What you need to do ▸ Copy out every record precisely.

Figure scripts

--------

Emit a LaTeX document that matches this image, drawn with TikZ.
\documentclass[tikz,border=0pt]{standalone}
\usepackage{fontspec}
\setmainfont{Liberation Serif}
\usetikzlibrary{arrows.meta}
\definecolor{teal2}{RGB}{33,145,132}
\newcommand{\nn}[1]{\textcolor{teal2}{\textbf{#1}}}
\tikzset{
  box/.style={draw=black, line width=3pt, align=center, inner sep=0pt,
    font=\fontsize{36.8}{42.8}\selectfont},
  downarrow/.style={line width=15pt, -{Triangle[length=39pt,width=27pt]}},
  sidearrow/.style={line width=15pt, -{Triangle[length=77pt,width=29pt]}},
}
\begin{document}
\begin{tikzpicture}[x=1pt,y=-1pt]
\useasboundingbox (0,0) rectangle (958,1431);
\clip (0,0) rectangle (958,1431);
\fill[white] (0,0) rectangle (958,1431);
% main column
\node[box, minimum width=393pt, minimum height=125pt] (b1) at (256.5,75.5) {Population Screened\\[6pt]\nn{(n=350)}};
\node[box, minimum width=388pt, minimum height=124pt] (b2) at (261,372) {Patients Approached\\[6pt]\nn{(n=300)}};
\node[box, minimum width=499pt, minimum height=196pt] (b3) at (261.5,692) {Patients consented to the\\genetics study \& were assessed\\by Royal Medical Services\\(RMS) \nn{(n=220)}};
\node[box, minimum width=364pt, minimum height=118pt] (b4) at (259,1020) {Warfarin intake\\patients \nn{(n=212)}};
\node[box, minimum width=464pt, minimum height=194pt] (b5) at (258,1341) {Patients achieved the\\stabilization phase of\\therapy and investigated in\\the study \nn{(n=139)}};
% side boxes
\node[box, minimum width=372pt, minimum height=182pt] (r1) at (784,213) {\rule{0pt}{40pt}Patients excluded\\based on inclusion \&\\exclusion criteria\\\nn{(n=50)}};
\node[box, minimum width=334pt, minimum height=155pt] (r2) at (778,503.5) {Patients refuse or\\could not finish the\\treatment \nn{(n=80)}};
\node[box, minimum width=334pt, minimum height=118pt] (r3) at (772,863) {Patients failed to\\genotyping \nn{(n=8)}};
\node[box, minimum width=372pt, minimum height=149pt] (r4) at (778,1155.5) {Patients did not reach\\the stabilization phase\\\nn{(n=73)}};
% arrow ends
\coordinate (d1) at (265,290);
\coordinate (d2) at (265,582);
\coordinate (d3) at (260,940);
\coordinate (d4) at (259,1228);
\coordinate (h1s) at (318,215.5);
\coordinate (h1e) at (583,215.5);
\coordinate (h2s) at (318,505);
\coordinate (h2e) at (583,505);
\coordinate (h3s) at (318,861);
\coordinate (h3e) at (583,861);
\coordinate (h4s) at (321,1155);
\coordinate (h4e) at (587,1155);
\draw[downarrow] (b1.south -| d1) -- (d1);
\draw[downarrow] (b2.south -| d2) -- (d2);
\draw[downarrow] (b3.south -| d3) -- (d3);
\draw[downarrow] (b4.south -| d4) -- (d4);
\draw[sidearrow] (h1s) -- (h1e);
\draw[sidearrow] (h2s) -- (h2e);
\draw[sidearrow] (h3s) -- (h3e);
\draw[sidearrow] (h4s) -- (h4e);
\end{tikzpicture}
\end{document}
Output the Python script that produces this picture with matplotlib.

--------

Output ▸
Emit a LaTeX document that matches this image, drawn with TikZ.
\documentclass[tikz,border=0pt]{standalone}
\usepackage{fontspec}
\setmainfont{Liberation Serif}
\usetikzlibrary{arrows.meta}
\definecolor{teal2}{RGB}{33,145,132}
\newcommand{\nn}[1]{\textcolor{teal2}{\textbf{#1}}}
\tikzset{
  box/.style={draw=black, line width=3pt, align=center, inner sep=0pt,
    font=\fontsize{36.8}{42.8}\selectfont},
  downarrow/.style={line width=15pt, -{Triangle[length=39pt,width=27pt]}},
  sidearrow/.style={line width=15pt, -{Triangle[length=77pt,width=29pt]}},
}
\begin{document}
\begin{tikzpicture}[x=1pt,y=-1pt]
\useasboundingbox (0,0) rectangle (958,1431);
\clip (0,0) rectangle (958,1431);
\fill[white] (0,0) rectangle (958,1431);
% main column
\node[box, minimum width=393pt, minimum height=125pt] (b1) at (256.5,75.5) {Population Screened\\[6pt]\nn{(n=350)}};
\node[box, minimum width=388pt, minimum height=124pt] (b2) at (261,372) {Patients Approached\\[6pt]\nn{(n=300)}};
\node[box, minimum width=499pt, minimum height=196pt] (b3) at (261.5,692) {Patients consented to the\\genetics study \& were assessed\\by Royal Medical Services\\(RMS) \nn{(n=220)}};
\node[box, minimum width=364pt, minimum height=118pt] (b4) at (259,1020) {Warfarin intake\\patients \nn{(n=212)}};
\node[box, minimum width=464pt, minimum height=194pt] (b5) at (258,1341) {Patients achieved the\\stabilization phase of\\therapy and investigated in\\the study \nn{(n=139)}};
% side boxes
\node[box, minimum width=372pt, minimum height=182pt] (r1) at (784,213) {\rule{0pt}{40pt}Patients excluded\\based on inclusion \&\\exclusion criteria\\\nn{(n=50)}};
\node[box, minimum width=334pt, minimum height=155pt] (r2) at (778,503.5) {Patients refuse or\\could not finish the\\treatment \nn{(n=80)}};
\node[box, minimum width=334pt, minimum height=118pt] (r3) at (772,863) {Patients failed to\\genotyping \nn{(n=8)}};
\node[box, minimum width=372pt, minimum height=149pt] (r4) at (778,1155.5) {Patients did not reach\\the stabilization phase\\\nn{(n=73)}};
% arrow ends
\coordinate (d1) at (265,290);
\coordinate (d2) at (265,582);
\coordinate (d3) at (260,940);
\coordinate (d4) at (259,1228);
\coordinate (h1s) at (318,215.5);
\coordinate (h1e) at (583,215.5);
\coordinate (h2s) at (318,505);
\coordinate (h2e) at (583,505);
\coordinate (h3s) at (318,861);
\coordinate (h3e) at (583,861);
\coordinate (h4s) at (321,1155);
\coordinate (h4e) at (587,1155);
\draw[downarrow] (b1.south -| d1) -- (d1);
\draw[downarrow] (b2.south -| d2) -- (d2);
\draw[downarrow] (b3.south -| d3) -- (d3);
\draw[downarrow] (b4.south -| d4) -- (d4);
\draw[sidearrow] (h1s) -- (h1e);
\draw[sidearrow] (h2s) -- (h2e);
\draw[sidearrow] (h3s) -- (h3e);
\draw[sidearrow] (h4s) -- (h4e);
\end{tikzpicture}
\end{document}
Output the Python script that produces this picture with matplotlib.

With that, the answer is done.